A cursory look around Los Angeles would suggest that Botox is as routine as its less invasive counterparts the blowout and the manicure. Perhaps not a surprise in a city that eulogizes youth and beauty. But while there's no doubt of the popularity of flocking to the needle, the jury is still out on the psychological effects of this injectable medicine.
In a recent study out of the University of Southern California, it was found that due to frozen facial muscles, botoxed participants were unable to mimic the facial expressions of those they interacted with. Unconsciously imitating another's expressions sends a signal from the listeners’ face to their brain, enabling them to interpret the other's intended meaning. When this ability is impaired, the capacity to perceive others' emotions is impacted. In the study, women with Botox had increased difficulty interpreting both positive and negative emotional expressions, compared to their non-Botoxed peers. Although extended relational studies have yet to be done, with a little imagination we can foresee the potential downfalls of being in a relationship with someone who is not able to consistently decode our emotional expression.

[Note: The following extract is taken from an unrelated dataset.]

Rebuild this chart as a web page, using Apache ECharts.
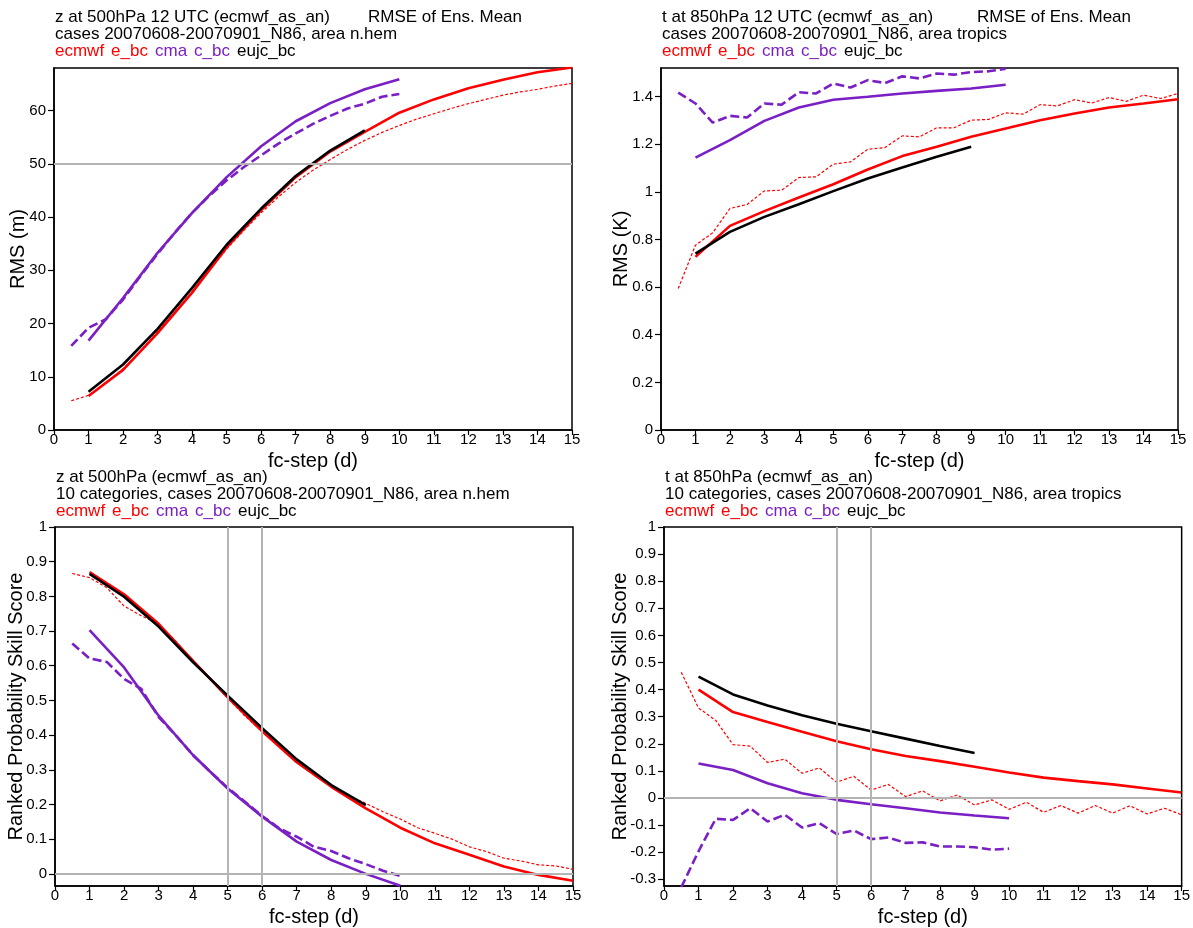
<!DOCTYPE html>
<html>
<head>
<meta charset="utf-8">
<script src="https://cdn.jsdelivr.net/npm/echarts@6/dist/echarts.min.js"></script>
<style>
  html, body { margin: 0; padding: 0; background: #fff; }
  #chart { width: 1193px; height: 928px; }
</style>
</head>
<body>
<div id="chart"></div>
<script>
// Forecast steps (days): 12-hourly for the raw ensembles, daily for the bias-corrected ones
const halfDays = [0.5, 1, 1.5, 2, 2.5, 3, 3.5, 4, 4.5, 5, 5.5, 6, 6.5, 7, 7.5, 8, 8.5, 9, 9.5, 10,
                  10.5, 11, 11.5, 12, 12.5, 13, 13.5, 14, 14.5, 15];
const halfDays10 = [0.5, 1, 1.5, 2, 2.5, 3, 3.5, 4, 4.5, 5, 5.5, 6, 6.5, 7, 7.5, 8, 8.5, 9, 9.5, 10];
const days15 = [1, 2, 3, 4, 5, 6, 7, 8, 9, 10, 11, 12, 13, 14, 15];
const days10 = [1, 2, 3, 4, 5, 6, 7, 8, 9, 10];
const days9 = [1, 2, 3, 4, 5, 6, 7, 8, 9];

// z500 RMSE of ensemble mean, n.hem (m)
const zRmsEcmwf = [5.5, 6.5, 8.8, 11.5, 14.8, 18.5, 22.2, 26.0, 30.0, 34.0, 37.5, 40.8, 43.8, 46.5, 48.8,
                   50.8, 52.7, 54.4, 55.9, 57.2, 58.4, 59.4, 60.4, 61.3, 62.1, 62.9, 63.5, 64.0, 64.6, 65.1];
const zRmsEbc = [6.4, 11.3, 18.2, 25.8, 34.3, 41.3, 47.5, 52.3, 56.0, 59.6, 62.1, 64.2, 65.8, 67.2, 68.1];
const zRmsCma = [15.8, 19.2, 20.8, 24.5, 28.9, 33.1, 37.1, 40.8, 44.0, 46.9, 49.4, 51.6, 53.8, 55.7, 57.5,
                 59.0, 60.4, 61.3, 62.6, 63.1];
const zRmsCbc = [16.8, 24.8, 33.3, 40.8, 47.5, 53.3, 58.0, 61.4, 64.0, 65.9];
const zRmsEujc = [7.2, 12.3, 19.0, 26.7, 34.8, 41.6, 47.7, 52.5, 56.3];

// t850 RMSE of ensemble mean, tropics (K)
const tRmsEcmwf = [0.594, 0.776, 0.828, 0.930, 0.947, 1.004, 1.007, 1.060, 1.063, 1.116, 1.126, 1.179,
                   1.186, 1.235, 1.231, 1.269, 1.269, 1.301, 1.304, 1.332, 1.326, 1.366, 1.361, 1.387,
                   1.373, 1.396, 1.380, 1.406, 1.392, 1.413];
const tRmsEbc = [0.727, 0.857, 0.919, 0.976, 1.032, 1.094, 1.150, 1.189, 1.231, 1.266, 1.301, 1.329,
                 1.354, 1.371, 1.389];
const tRmsCma = [1.417, 1.371, 1.291, 1.319, 1.312, 1.371, 1.366, 1.418, 1.413, 1.455, 1.438, 1.469,
                 1.457, 1.485, 1.476, 1.497, 1.492, 1.503, 1.506, 1.517];
const tRmsCbc = [1.144, 1.217, 1.298, 1.354, 1.387, 1.399, 1.413, 1.424, 1.434, 1.450];
const tRmsEujc = [0.741, 0.832, 0.895, 0.948, 1.003, 1.056, 1.102, 1.147, 1.189];

// z500 ranked probability skill score, n.hem
const zRpsEcmwf = [0.866, 0.854, 0.825, 0.772, 0.744, 0.720, 0.670, 0.612, 0.560, 0.507, 0.455, 0.410,
                   0.365, 0.322, 0.285, 0.252, 0.225, 0.203, 0.179, 0.158, 0.133, 0.117, 0.100, 0.078,
                   0.064, 0.045, 0.037, 0.026, 0.023, 0.013];
const zRpsEbc = [0.870, 0.806, 0.721, 0.614, 0.509, 0.411, 0.322, 0.251, 0.189, 0.133, 0.088, 0.055,
                 0.021, -0.003, -0.020];
const zRpsCma = [0.664, 0.621, 0.611, 0.562, 0.533, 0.452, 0.399, 0.342, 0.294, 0.248, 0.208, 0.167,
                 0.131, 0.107, 0.078, 0.066, 0.045, 0.028, 0.009, -0.006];
const zRpsCbc = [0.703, 0.595, 0.456, 0.342, 0.246, 0.165, 0.093, 0.040, 0.000, -0.034];
const zRpsEujc = [0.865, 0.799, 0.713, 0.610, 0.514, 0.420, 0.330, 0.256, 0.198];

// t850 ranked probability skill score, tropics
const tRpsEcmwf = [0.464, 0.332, 0.286, 0.197, 0.191, 0.131, 0.143, 0.091, 0.111, 0.058, 0.080, 0.029,
                   0.050, 0.005, 0.026, -0.011, 0.011, -0.026, -0.007, -0.042, -0.016, -0.053, -0.028,
                   -0.056, -0.028, -0.056, -0.029, -0.059, -0.038, -0.062];
const tRpsEbc = [0.400, 0.317, 0.280, 0.244, 0.209, 0.180, 0.155, 0.136, 0.115, 0.094, 0.075, 0.062,
                 0.050, 0.035, 0.020];
const tRpsCma = [-0.330, -0.197, -0.077, -0.081, -0.038, -0.087, -0.062, -0.109, -0.093, -0.133, -0.120,
                 -0.152, -0.146, -0.166, -0.164, -0.179, -0.179, -0.182, -0.191, -0.187];
const tRpsCbc = [0.127, 0.103, 0.054, 0.017, -0.007, -0.023, -0.038, -0.054, -0.065, -0.075];
const tRpsEujc = [0.448, 0.382, 0.341, 0.305, 0.274, 0.246, 0.219, 0.192, 0.166];

// Axis ticks
const zRmsTicks = [0, 10, 20, 30, 40, 50, 60];
const tRmsTicks = [0, 0.2, 0.4, 0.6, 0.8, 1, 1.2, 1.4];
const zRpsTicks = [0, 0.1, 0.2, 0.3, 0.4, 0.5, 0.6, 0.7, 0.8, 0.9, 1];
const tRpsTicks = [-0.3, -0.2, -0.1, 0, 0.1, 0.2, 0.3, 0.4, 0.5, 0.6, 0.7, 0.8, 0.9, 1];

const RED = '#ff0000';
const PURPLE = '#7a1fc4';
const FONT = 'Liberation Sans, Arial, sans-serif';
const TITLE_SIZE = 17;
const TICK_SIZE = 15;

const pairs = (xs, ys) => xs.map((x, i) => [x, ys[i]]);

const grids = [
  { left: 54, top: 68, width: 518, height: 362 },
  { left: 661, top: 68, width: 517, height: 362 },
  { left: 55, top: 527, width: 518, height: 361 },
  { left: 664, top: 527, width: 518, height: 361 }
];

function xAxis(i) {
  return {
    gridIndex: i, type: 'value', min: 0, max: 15, interval: 1,
    name: 'fc-step (d)', nameLocation: 'middle', nameGap: 21,
    nameTextStyle: { fontSize: 20, color: '#000', fontFamily: FONT, verticalAlign: 'top' },
    axisLine: { show: true, onZero: false, lineStyle: { color: '#000', width: 1.5 } },
    axisTick: { show: true, inside: false, length: 5, lineStyle: { color: '#000', width: 1.2 } },
    axisLabel: { fontSize: TICK_SIZE, color: '#000', fontFamily: FONT, margin: 2 },
    splitLine: { show: false }
  };
}

function yAxis(i, min, max, ticks, name, gap) {
  return {
    gridIndex: i, type: 'value', min: min, max: max,
    name: name, nameLocation: 'middle', nameGap: gap, nameRotate: 90, nameMoveOverlap: false,
    nameTextStyle: { fontSize: 20, color: '#000', fontFamily: FONT },
    axisLine: { show: true, onZero: false, lineStyle: { color: '#000', width: 1.5 } },
    axisTick: { show: true, inside: false, length: 6, customValues: ticks,
                lineStyle: { color: '#000', width: 1.2 } },
    axisLabel: { fontSize: TICK_SIZE, color: '#000', fontFamily: FONT, margin: 8, customValues: ticks },
    splitLine: { show: false }
  };
}

function line(i, name, data, color, kind) {
  const style = kind === 'thin'
    ? { color: color, width: 1.2, type: [3, 2] }
    : kind === 'dash'
      ? { color: color, width: 2.6, type: [9, 4] }
      : { color: color, width: 2.6, type: 'solid' };
  return {
    type: 'line', name: name, xAxisIndex: i, yAxisIndex: i, data: data,
    showSymbol: false, symbol: 'none', smooth: false, clip: true, z: 3,
    lineStyle: style, emphasis: { disabled: true }, animation: false
  };
}

function refLines(i, marks) {
  return {
    type: 'line', xAxisIndex: i, yAxisIndex: i, data: [], z: 1, silent: true,
    markLine: {
      silent: true, symbol: 'none', animation: false, label: { show: false },
      lineStyle: { color: '#b4b4b4', width: 2, type: 'solid' },
      data: marks
    }
  };
}

function panelSeries(i, ecmwf, ebc, cma, cbc, eujc, xEc, xCma) {
  return [
    line(i, 'ecmwf', pairs(xEc, ecmwf), RED, 'thin'),
    line(i, 'e_bc', pairs(days15, ebc), RED, 'solid'),
    line(i, 'cma', pairs(xCma, cma), PURPLE, 'dash'),
    line(i, 'c_bc', pairs(days10, cbc), PURPLE, 'solid'),
    line(i, 'eujc_bc', pairs(days9, eujc), '#000', 'solid')
  ];
}

const plainText = { fontSize: TITLE_SIZE, fontWeight: 'normal', color: '#000', fontFamily: FONT, lineHeight: 17 };
const legendRich = {
  r: { color: RED, fontSize: TITLE_SIZE, fontFamily: FONT },
  p: { color: PURPLE, fontSize: TITLE_SIZE, fontFamily: FONT },
  k: { color: '#000', fontSize: TITLE_SIZE, fontFamily: FONT },
  s: { width: 7, fontSize: TITLE_SIZE, fontFamily: FONT }
};
const legendLine = '{r|ecmwf}{s| }{r|e_bc}{s| }{p|cma}{s| }{p|c_bc}{s| }{k|eujc_bc}';

function header(left, top, lines) {
  return [
    { left: left, top: top, text: lines[0], textStyle: plainText, padding: 0 },
    { left: left, top: top + 17, text: lines[1], textStyle: plainText, padding: 0 },
    { left: left, top: top + 34, text: legendLine, padding: 0,
      textStyle: { fontSize: TITLE_SIZE, fontWeight: 'normal', fontFamily: FONT, lineHeight: 17, rich: legendRich } }
  ];
}

const titles = [].concat(
  header(55, 9, ['z at 500hPa 12 UTC (ecmwf_as_an)', 'cases 20070608-20070901_N86, area n.hem']),
  [{ left: 368, top: 9, text: 'RMSE of Ens. Mean', padding: 0, textStyle: plainText }],
  header(662, 9, ['t at 850hPa 12 UTC (ecmwf_as_an)', 'cases 20070608-20070901_N86, area tropics']),
  [{ left: 977, top: 9, text: 'RMSE of Ens. Mean', padding: 0, textStyle: plainText }],
  header(56, 469, ['z at 500hPa (ecmwf_as_an)', '10 categories, cases 20070608-20070901_N86, area n.hem']),
  header(665, 469, ['t at 850hPa (ecmwf_as_an)', '10 categories, cases 20070608-20070901_N86, area tropics'])
);

const option = {
  backgroundColor: '#fff',
  animation: false,
  title: titles,
  grid: grids.map(g => Object.assign({ show: true, borderColor: '#000', borderWidth: 1.5,
                                        backgroundColor: 'transparent' }, g)),
  xAxis: [xAxis(0), xAxis(1), xAxis(2), xAxis(3)],
  yAxis: [
    yAxis(0, 0, 68, zRmsTicks, 'RMS (m)', 26),
    yAxis(1, 0, 1.52, tRmsTicks, 'RMS (K)', 30),
    yAxis(2, -0.035, 1, zRpsTicks, 'Ranked Probability Skill Score', 29),
    yAxis(3, -0.325, 1, tRpsTicks, 'Ranked Probability Skill Score', 34)
  ],
  series: [].concat(
    [refLines(0, [{ yAxis: 50 }])],
    panelSeries(0, zRmsEcmwf, zRmsEbc, zRmsCma, zRmsCbc, zRmsEujc, halfDays, halfDays10),
    panelSeries(1, tRmsEcmwf, tRmsEbc, tRmsCma, tRmsCbc, tRmsEujc, halfDays, halfDays10),
    [refLines(2, [{ yAxis: 0 }, { xAxis: 5 }, { xAxis: 6 }])],
    panelSeries(2, zRpsEcmwf, zRpsEbc, zRpsCma, zRpsCbc, zRpsEujc, halfDays, halfDays10),
    [refLines(3, [{ yAxis: 0 }, { xAxis: 5 }, { xAxis: 6 }])],
    panelSeries(3, tRpsEcmwf, tRpsEbc, tRpsCma, tRpsCbc, tRpsEujc, halfDays, halfDays10)
  )
};

const chart = echarts.init(document.getElementById('chart'), null, { renderer: 'canvas' });
chart.setOption(option);
</script>
</body>
</html>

Perhaps the greatest implication of an inexpressive face is its impact on child development. The dual trend of increased Botox and higher child-bearing age could also affect babies' social and emotional development. Mimicking the facial expressions of the primary caregiver is crucial for two reasons: firstly, baby learns about emotions and social interactions through imitating the primary caregiver; secondly, baby develops his sense of self from feedback from the caregiver. We know from clinical experiments that when a baby can't get a positive emotional response from his caregiver, he quickly moves to a place of distress and nervous system dysregulation. Over time, repeated experiences of this kind negatively impact brain chemistry. And what of tone of voice and content as part of communication? Yes, these can somewhat compensate for lack of facial expression, but up to 80% of our communication is non-verbal. It is too early to say what the long term effect of Botox in the infant-caregiver relationship is, but we do know what happens when people lack communication skills and have a poorly developed sense of self. To view a short video of the Dr Edward Tronik’s Still Face Experiments, which show the impact of lack of facial expression and interaction on baby.
With mounting evidence on how Botox impacts relational quality, we are left to wonder if it has any redeeming psychological features. Enter Dr Eric Finzi who for almost two decades has been studying Botox's effects on mood. In his recent book, The Face of Emotion, he shares his research on the use of Botox, particularly his findings that Botox’s inhibiting of depressed patients' frowns improves mood. These are dramatic findings that suggest that facial expressions, rather neurotransmitters in the brain could be the driving force behind our emotions. The idea of inhibiting negative facial expressions as an antidepressant is radically different to any other intervention currently available.
The observed effects of Botox seem to make a case for and against. How about you? Does Botox affect your mood and relationships?